*** Entries provided

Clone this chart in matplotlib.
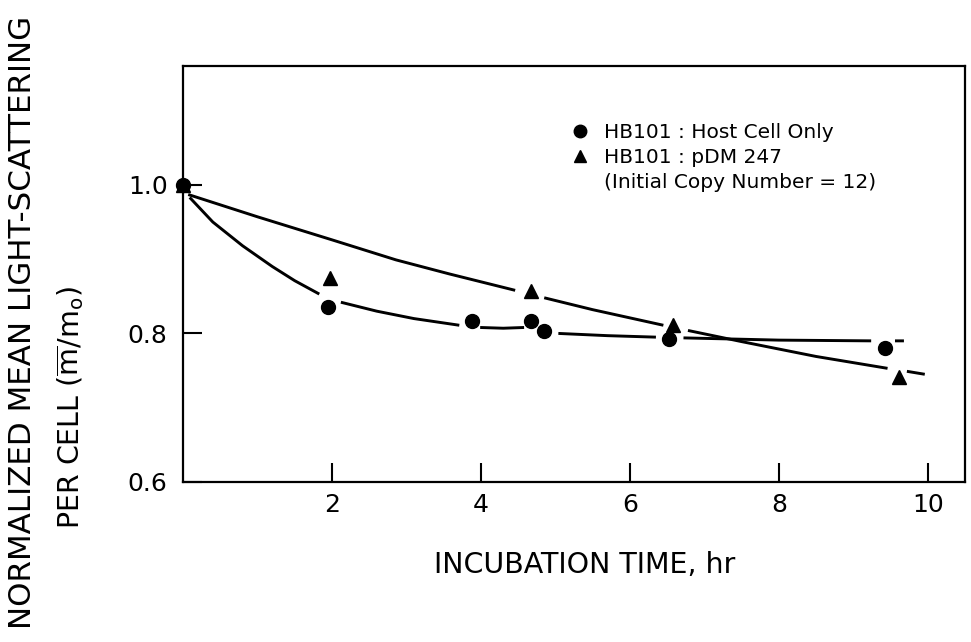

******
*** Entries provided

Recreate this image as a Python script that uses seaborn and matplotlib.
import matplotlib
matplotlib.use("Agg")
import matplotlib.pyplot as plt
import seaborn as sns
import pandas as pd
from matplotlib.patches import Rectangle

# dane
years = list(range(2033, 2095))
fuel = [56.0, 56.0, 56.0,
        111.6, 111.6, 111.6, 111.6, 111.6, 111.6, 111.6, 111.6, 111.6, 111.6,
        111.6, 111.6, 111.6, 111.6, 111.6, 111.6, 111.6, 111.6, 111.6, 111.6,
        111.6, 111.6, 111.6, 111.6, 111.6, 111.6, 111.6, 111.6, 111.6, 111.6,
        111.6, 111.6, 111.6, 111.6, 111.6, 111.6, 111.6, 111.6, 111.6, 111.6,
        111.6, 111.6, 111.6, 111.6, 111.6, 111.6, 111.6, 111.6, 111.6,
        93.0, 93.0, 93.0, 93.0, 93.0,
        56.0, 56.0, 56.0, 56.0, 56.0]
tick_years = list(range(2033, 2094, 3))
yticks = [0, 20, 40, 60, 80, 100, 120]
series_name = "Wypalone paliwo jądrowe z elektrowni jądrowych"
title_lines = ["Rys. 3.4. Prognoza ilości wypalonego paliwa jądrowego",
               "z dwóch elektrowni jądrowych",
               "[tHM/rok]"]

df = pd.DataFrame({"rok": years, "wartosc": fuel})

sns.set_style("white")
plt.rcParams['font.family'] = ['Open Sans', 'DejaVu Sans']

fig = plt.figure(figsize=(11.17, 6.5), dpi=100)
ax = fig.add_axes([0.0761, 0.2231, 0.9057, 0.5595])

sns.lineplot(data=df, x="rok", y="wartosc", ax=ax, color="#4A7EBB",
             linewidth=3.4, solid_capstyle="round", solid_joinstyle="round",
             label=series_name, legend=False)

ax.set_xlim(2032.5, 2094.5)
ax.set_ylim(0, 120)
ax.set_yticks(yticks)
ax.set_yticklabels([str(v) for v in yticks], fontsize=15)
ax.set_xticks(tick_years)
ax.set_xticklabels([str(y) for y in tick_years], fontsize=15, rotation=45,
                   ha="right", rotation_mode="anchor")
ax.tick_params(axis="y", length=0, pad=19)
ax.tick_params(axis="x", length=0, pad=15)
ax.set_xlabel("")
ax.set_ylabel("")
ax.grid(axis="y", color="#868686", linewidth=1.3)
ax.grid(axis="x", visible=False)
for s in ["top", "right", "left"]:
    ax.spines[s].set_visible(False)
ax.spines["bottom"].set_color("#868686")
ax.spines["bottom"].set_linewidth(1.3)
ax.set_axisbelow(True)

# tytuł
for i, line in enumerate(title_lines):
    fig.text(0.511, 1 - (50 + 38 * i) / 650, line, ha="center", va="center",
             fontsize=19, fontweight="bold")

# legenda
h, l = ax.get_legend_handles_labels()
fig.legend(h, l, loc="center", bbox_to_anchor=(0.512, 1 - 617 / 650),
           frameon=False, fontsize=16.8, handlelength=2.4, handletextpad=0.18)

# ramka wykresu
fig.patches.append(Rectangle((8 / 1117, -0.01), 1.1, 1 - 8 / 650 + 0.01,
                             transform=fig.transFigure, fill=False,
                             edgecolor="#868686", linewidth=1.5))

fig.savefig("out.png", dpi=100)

******
*** Entries provided

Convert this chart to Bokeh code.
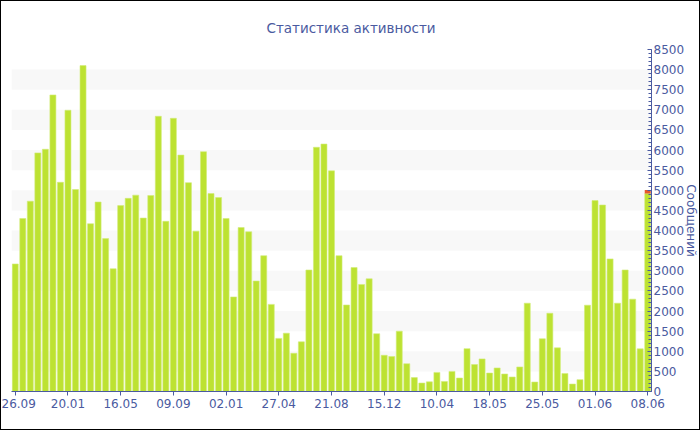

******

Among the lines above, find the one with "Recreate this image" and the one with "from matplotlib.patches import Rectangle". Quote both and everything between them, exactly.

> [The reply]:
Recreate this image as a Python script that uses seaborn and matplotlib.
import matplotlib
matplotlib.use("Agg")
import matplotlib.pyplot as plt
import seaborn as sns
import pandas as pd
from matplotlib.patches import Rectangle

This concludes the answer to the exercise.